The boots or the strap Mac?


----------



## rhaythorne (Jan 12, 2004)

> Don't know if I'll do the assessment though.


But you get to spend the night in a snow hole! Come on, you know it makes sense









...I didn't bother either!


----------



## ESL (Jan 27, 2004)

It was funny enough this year up near Killin (just for Mac







) out on the "tarmacs" looking for snow to do some axe arrests. We did find some in the end, about 80 sq feet of it.
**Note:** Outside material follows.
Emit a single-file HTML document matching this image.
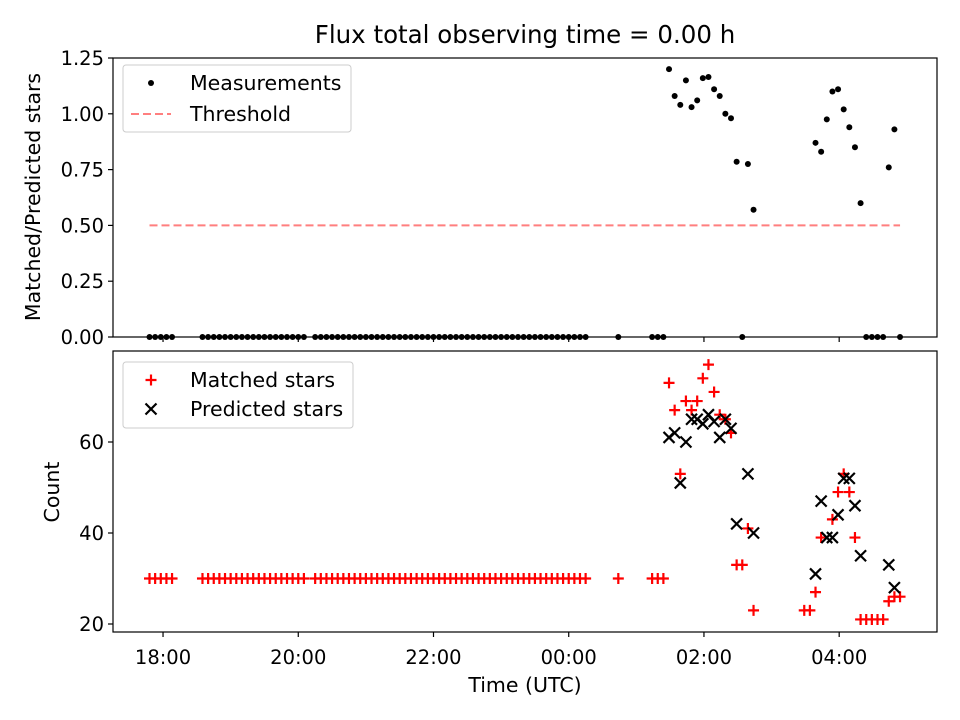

I wish someone had had a camera: if we did not arrest in time, we came off the snowy bit and ripped our kecks to bits
















Certainly helped to refine the technique though









I don't know though Rich, next year I have two weeks at Lochearnhead (near Killin again) and will be in the mountains for most of that two weeks solid, leading groups of Scouts. I might fancy Winter ML after that, once the log book has a solid block of the Highlands in it.


----------



## Ironpants (Jul 1, 2005)

ESL said:


> Just a quick grab shot really to get some ideas. Usual A70 digicam, cropped and retouched in Photoshop. jpeg'd down to just over 100k. Like I said - just messing around...
> 
> 
> 
> ...


George,

where did you get the strap?









And is the lug width 19mm cos it fits very nicely?









Toby


----------



## Xantiagib (Apr 22, 2005)

is that a 20mm squeezed into the 19mm gap of that 6138?









It does look like a good fit - is it a RIOS ? because my RIOS perforated strap fits a 20mm lug with a bit of play - never thought of trying it on my 6138.


----------



## ESL (Jan 27, 2004)

It's actually one of the TF-Rally Straps and, as you spotted, 20mm squeezed into 19mm. It's a good fit though, and not much of a squeeze.

It's a good combination for me and I like it all so much, I have worn this combo for two solid weeks now.

It's an ace Seiko, I'm very glad I did not have to sell it now.


----------